Jon Ford, a Republican member of the Indiana Senate, said during a nationwide remote panel on Wednesday that online casino gaming legislation could be on the horizon in the Hoosier State.
“On the table for us in the next session will be iGaming,” Ford said as part of a panel invited by the National Council of Legislative Gaming States (NCLGS
). “I think we’ll take a hard look. The goal again will be to keep barriers to entry low, and with low taxes to bring [customers from] the gray market in as much as possible.
“Neighboring states (Michigan) have passed iGaming
, so it’s time we take a look at that. And sports betting shows these are folks not being touched by brick-and-mortar states.”
Ford was referring to the fact that states such as New Jersey and Pennsylvania, in the pre-COVID-19 era, saw traditional casino revenue rise even with the introduction of online casino offerings with those casinos as partners. A bill could be introduced early in 2021.
The history of Indiana and gambling, Ford added, has not always been a smooth path.
Expectations versus reality
“Like many Midwestern states, we started with rural riverboat casinos and with expectations set very high 28 years ago,” Ford said. “We would put casinos in rural river towns, and business would come.
“But for the most part, that did not come true,” Ford said, though pointing to Evansville as an exception.
“In 2008, in the middle of the Great Recession, the racinos idea came along, and again gambling was looked at as a cash cow,” Ford said during the 75-minute panel. “Two racinos would be licensed at $500 million – but that got negotiated down to $250 million per license.
“There just wasn’t much forethought into the quality of the product, so there were high fees and we did not allow table games at the racinos. The first companies that bought in did go into bankruptcy.”
But the landscape was entirely different, Ford noted, with a comprehensive gambling bill that featured retail and mobile sports betting.
“We have a low tax rate and entry fee,” Ford said, with three “skins” for each casino and racino to use for mobile sports betting. “The 2019 bill was a departure from the way we looked at gaming. It was more how to make an environment more favorable for investment. We started to look at it more like an industry, like manufacturing.”
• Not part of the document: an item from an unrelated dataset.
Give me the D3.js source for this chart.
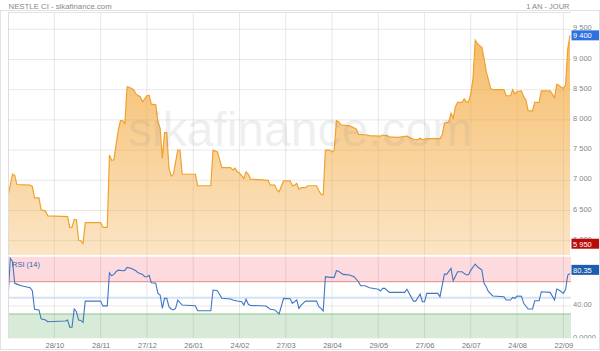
<!DOCTYPE html>
<html>
<head>
<meta charset="utf-8">
<script src="https://cdn.jsdelivr.net/npm/d3@7"></script>
<style>
  body { margin: 0; background: #fff; }
  svg { display: block; font-family: "Liberation Sans", Arial, sans-serif; }
</style>
</head>
<body>
<svg id="chart" width="600" height="351"></svg>
<script>
// trading day index (0 = first session shown) and closing price
var priceDay = [0,2,3,4,10,11,12,14,15,17,18,27,28,29,30,31,32,33,34,35,42,43,45,46,47,48,50,51,52,53,54,55,57,58,60,61,63,64,65,67,68,69,70,71,72,73,74,75,77,78,79,85,86,92,93,95,97,101,102,103,104,105,107,108,109,110,118,119,121,122,123,125,128,129,130,131,132,133,135,136,140,141,142,143,144,146,147,148,149,150,151,155,158,159,163,164,169,170,172,173,177,181,184,186,187,188,190,196,197,198,200,201,202,203,204,206,207,208,209,210,211,212,213,214,215,216,217,219,220,225,226,228,229,230,231,233,234,235,236,238,239,241,242,246,248,249,250,252,253,254,255];
var priceVal = [6740,7100,7080,6930,6920,6900,6710,6710,6510,6490,6410,6400,6220,6220,6350,6350,6010,6000,5950,6300,6300,6220,6220,7420,7330,7340,7830,7990,7990,7940,8550,8540,8500,8430,8380,8300,8400,8410,8260,8250,7970,7860,7360,7790,7790,7200,7070,7100,7500,7500,7100,7100,6910,6910,7500,7470,7210,7210,7170,7200,7140,7120,7030,7140,7100,7020,7000,6920,6920,6840,6810,6990,6990,6910,6920,6950,6850,6880,6880,6910,6910,6830,6770,6760,7500,7500,7470,7500,7990,7970,7920,7900,7850,7760,7750,7740,7730,7750,7740,7720,7710,7730,7680,7670,7700,7670,7690,7690,7750,7940,7970,8110,8030,8220,8290,8290,8350,8300,8300,8440,8690,9320,9260,9230,9200,9020,8800,8520,8500,8500,8400,8400,8500,8430,8470,8480,8380,8330,8150,8150,8290,8290,8480,8480,8370,8590,8570,8520,8580,9180,9400];

// RSI (14)
var rsiDay = [0,1,2,3,4,6,8,10,11,12,14,15,17,18,26,27,28,29,30,31,32,33,34,35,42,43,45,46,47,48,49,50,52,53,54,56,58,59,61,62,63,64,65,67,68,69,70,71,72,73,74,75,76,77,79,85,86,92,93,95,97,101,102,104,106,107,108,109,110,117,119,121,123,125,128,129,131,132,133,135,140,141,142,143,144,146,148,149,150,152,155,157,159,160,162,164,168,169,170,171,173,180,181,183,184,185,187,188,189,190,195,196,198,199,201,202,204,206,208,209,210,212,213,215,216,217,218,220,225,226,228,229,230,231,233,234,236,238,239,241,242,246,248,249,250,252,253,254,255];
var rsiVal = [50.6,99,95,68,67,65,63.8,62.5,58.8,35.8,35,24,22.5,20.4,21.3,22.5,13.5,13.5,36,32.8,22.5,22,19.7,46,46,40,40,81,77.4,79,82.4,84.4,83.6,84,87.8,86.5,83.6,81,79,76.2,76.2,78,68.7,68,55.6,53.5,37,49.4,49.4,39,36.2,35,37,47.3,41.1,40.2,34,34,59.7,58.8,49.4,48.5,47.3,46,45.2,41.1,48.2,42,40.6,39.9,35.8,35,30,49.4,48.9,43.2,47.3,37,41,46,46,39,37,33.7,76.2,75.4,75.4,83.6,83,79.1,78.3,76.2,70,65,65,62.5,60.6,58.5,61.8,61.8,56.8,56.8,60.6,50.6,46,46,54.7,45.2,45.2,55.6,55.6,51.4,79.5,79.1,86.6,71.2,82.4,82.4,78.3,79,84.4,91.9,88.5,84.4,68,63.8,57.6,52.3,51.4,47.3,47.3,50.6,49.5,52.3,52,43.2,36.2,36.2,46.4,46.4,57.6,56.8,47.3,60.9,59.7,55.6,60.6,78.3,80.35];

// date labels, one every 21 sessions
var tickDay = [21,42,63,84,105,126,147,168,189,210,231,252];
var tickLabel = ["28/10","28/11","27/12","26/01","24/02","27/03","28/04","29/05","27/06","26/07","24/08","22/09"];

var priceTicks = [6000,6500,7000,7500,8000,8500,9000,9500];
var rsiTicks = [0,40];
var rsiTickLabel = ["0.0000","40.00"];

var svg = d3.select("#chart");
var left = 8, right = 571;
var pTop = 12, pBottom = 255;
var rTop = 256.5, rBottom = 338.3;

var x = d3.scaleLinear().domain([0, 255]).range([8.1, 570]);
var yP = d3.scaleLinear().domain([6000, 9500]).range([240.7, 29.3]);
var yR = d3.scaleLinear().domain([0, 100]).range([338.2, 257.5]);

var fmt = d3.formatLocale({ decimal: ".", thousands: " ", grouping: [3], currency: ["", ""] }).format(",");

var price = priceDay.map(function (d, i) { return { d: d, v: priceVal[i] }; });
var rsi = rsiDay.map(function (d, i) { return { d: d, v: rsiVal[i] }; });

var defs = svg.append("defs");
defs.append("clipPath").attr("id", "clipP")
    .append("rect").attr("x", left).attr("y", pTop).attr("width", right - left).attr("height", pBottom - pTop);
defs.append("clipPath").attr("id", "clipR")
    .append("rect").attr("x", left).attr("y", rTop).attr("width", 600 - left).attr("height", rBottom - rTop);
var grad = defs.append("linearGradient").attr("id", "fillGrad")
    .attr("gradientUnits", "userSpaceOnUse")
    .attr("x1", 0).attr("x2", 0).attr("y1", 35).attr("y2", pBottom);
grad.append("stop").attr("offset", 0).attr("stop-color", "#f2a22f").attr("stop-opacity", 0.72);
grad.append("stop").attr("offset", 1).attr("stop-color", "#f2a22f").attr("stop-opacity", 0.28);

// titles
svg.append("text").attr("x", 8.5).attr("y", 8.5)
    .style("font-size", "7.8px").style("fill", "#888")
    .text("NESTLE CI - sikafinance.com");
svg.append("text").attr("x", 569.5).attr("y", 8.5).attr("text-anchor", "end")
    .style("font-size", "7.5px").style("fill", "#888")
    .text("1 AN - JOUR");

// RSI bands
svg.append("rect").attr("x", left).attr("y", rTop).attr("width", right - left).attr("height", yR(70) - rTop)
    .style("fill", "#fcdadd");
svg.append("rect").attr("x", left).attr("y", yR(30)).attr("width", right - left).attr("height", rBottom - yR(30))
    .style("fill", "#d8ebd8");

// vertical gridlines in both panels
svg.append("g").selectAll("line").data(tickDay).enter().append("line")
    .attr("x1", function (d) { return x(d); }).attr("x2", function (d) { return x(d); })
    .attr("y1", pTop).attr("y2", rBottom)
    .style("stroke", "rgba(0,0,0,0.09)").style("stroke-width", 1);

// horizontal gridlines price
svg.append("g").selectAll("line").data(priceTicks).enter().append("line")
    .attr("x1", left).attr("x2", right)
    .attr("y1", function (d) { return yP(d); }).attr("y2", function (d) { return yP(d); })
    .style("stroke", "rgba(0,0,0,0.09)");
// rsi levels
svg.append("line").attr("x1", left).attr("x2", right).attr("y1", yR(40)).attr("y2", yR(40))
    .style("stroke", "rgba(0,0,0,0.09)");
svg.append("line").attr("x1", left).attr("x2", right).attr("y1", yR(50)).attr("y2", yR(50))
    .style("stroke", "#d3e3f6").style("stroke-width", 2);
svg.append("line").attr("x1", left).attr("x2", right).attr("y1", yR(70)).attr("y2", yR(70))
    .style("stroke", "#e08a8a");
svg.append("line").attr("x1", left).attr("x2", right).attr("y1", yR(30)).attr("y2", yR(30))
    .style("stroke", "#8cc48c");

// price area + line
var area = d3.area().x(function (d) { return x(d.d); }).y0(pBottom).y1(function (d) { return yP(d.v); });
var line = d3.line().x(function (d) { return x(d.d); }).y(function (d) { return yP(d.v); });
var gP = svg.append("g").attr("clip-path", "url(#clipP)");
gP.append("path").datum(price).attr("d", area).style("fill", "url(#fillGrad)");
gP.append("path").datum(price).attr("d", line)
    .style("fill", "none").style("stroke", "#f0a22c").style("stroke-width", 1.2);

// watermark
svg.append("text").attr("x", 128).attr("y", 146)
    .style("font-size", "48px").style("fill", "#999").style("fill-opacity", 0.18)
    .text("sikafinance.com");

// rsi line
var rline = d3.line().x(function (d) { return x(d.d); }).y(function (d) { return yR(d.v); });
svg.append("g").attr("clip-path", "url(#clipR)").append("path").datum(rsi).attr("d", rline)
    .style("fill", "none").style("stroke", "#4276c2").style("stroke-width", 1.1);

svg.append("text").attr("x", 12).attr("y", 266.5)
    .style("font-size", "7.5px").style("fill", "#3d64a8")
    .text("RSI (14)");

// panel borders
svg.append("line").attr("x1", left + 0.5).attr("x2", left + 0.5).attr("y1", pTop).attr("y2", rBottom)
    .style("stroke", "#ddd");
svg.append("line").attr("x1", left).attr("x2", right).attr("y1", pTop + 0.5).attr("y2", pTop + 0.5)
    .style("stroke", "#e3e3e3");
svg.append("line").attr("x1", left).attr("x2", right).attr("y1", 255.8).attr("y2", 255.8)
    .style("stroke", "#fff").style("stroke-width", 1.5);

// right axes
var axP = svg.append("g").attr("transform", "translate(" + right + ",0)")
    .call(d3.axisRight(yP).tickValues(priceTicks).tickSize(0).tickPadding(2).tickFormat(fmt));
axP.select(".domain").remove();
axP.selectAll("text").attr("dy", "0.5").style("font-size", "7.5px").style("fill", "#888").style("font-family", null);

var axR = svg.append("g").attr("clip-path", "url(#clipR)")
    .append("g").attr("transform", "translate(" + right + ",0)")
    .call(d3.axisRight(yR).tickValues(rsiTicks).tickSize(0).tickPadding(2)
        .tickFormat(function (d, i) { return rsiTickLabel[i]; }));
axR.select(".domain").remove();
axR.selectAll("text").attr("dy", "1").style("font-size", "7.5px").style("fill", "#888").style("font-family", null);

// bottom axis
var axX = svg.append("g").attr("transform", "translate(0," + rBottom + ")")
    .call(d3.axisBottom(x).tickValues(tickDay).tickSize(0).tickPadding(4)
        .tickFormat(function (d, i) { return tickLabel[i]; }));
axX.select(".domain").remove();
axX.selectAll("text").style("font-size", "7.5px").style("fill", "#777").style("font-family", null);

// value badges
function badge(yc, txt, color) {
    svg.append("rect").attr("x", right + 0.5).attr("y", yc - 5).attr("width", 600 - right).attr("height", 10)
        .style("fill", color);
    svg.append("text").attr("x", right + 2).attr("y", yc + 2.8)
        .style("font-size", "7.5px").style("fill", "#fff").text(txt);
}
var lastP = priceVal[priceVal.length - 1];
var minP = d3.min(priceVal);
var lastR = rsiVal[rsiVal.length - 1];
badge(yP(lastP), fmt(lastP), "#2f72df");
badge(yP(minP), fmt(minP), "#bb0a0a");
badge(yR(lastR) - 3.5, d3.format(".2f")(lastR), "#1d5daf");

// outer frame
svg.append("rect").attr("x", 0.5).attr("y", 10.5).attr("width", 599).attr("height", 339)
    .style("fill", "none").style("stroke", "#e2e2e2");
</script>
</body>
</html>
Illinois in the crosshairs
Another panelist, Penn National Gaming CEO Jay Snowden, said that states hungry for revenue need to be wary of Illinois’ example with video gaming terminals (VGTs).
“VGTs destroy jobs and deter capital investment,” said Snowden of the more than 30,000 such machines located at truck stops, bars, restaurants, and other small businesses all over the state except for the Chicago area. “These machines are difficult to regulate and provide easy access for problem gamblers and children.”
Snowden added that almost 40% of those who have signed up to “self-exclude” from gambling say they did so due to VGTs.
But he added, “This can’t be a solution to budget woes,” given the decline in Illinois casino revenues once VGTs came along in 2012.
“I’m from Las Vegas, and I have been passionate about the industry since a young age,” Snowden said. “And I believe that VGTs put a black mark on the industry. That upsets me, because I love this industry.”
Snowden also included projections that show that by 2030, iGaming would be a $11 billion industry and sports betting would be at $10 billion.
Casinos and cash – end of an era?
Bill Miller, president of the American Gaming Association
, used much of his time to talk about a fundamental change he wants to see at casinos — the end of cash requirements.
“Payment modernization is now more important than ever,” Miller said. “A consumer is familiar with modern payment options in every other aspect of their life, and they want the same choices on the casino floor.
“Digital payments also are a powerful tool for customers to monitor their spending better than using cash ever could.”
Snowden echoed Miller’s sentiment.
“We are the only legitimate industry left still doing 100% of business with cash,” Snowden said. “It’s crazy.”
Snowden said that even automated teller machines (ATMs) are considered too old-fashioned for people in their 20s and 30s. He said that states such as Louisiana, Nevada, Indiana, Ohio, and New Jersey are among the states looking into modernizing.
“But you have some states still stuck in the 1980s and 1990s, and that needs to change,” he added.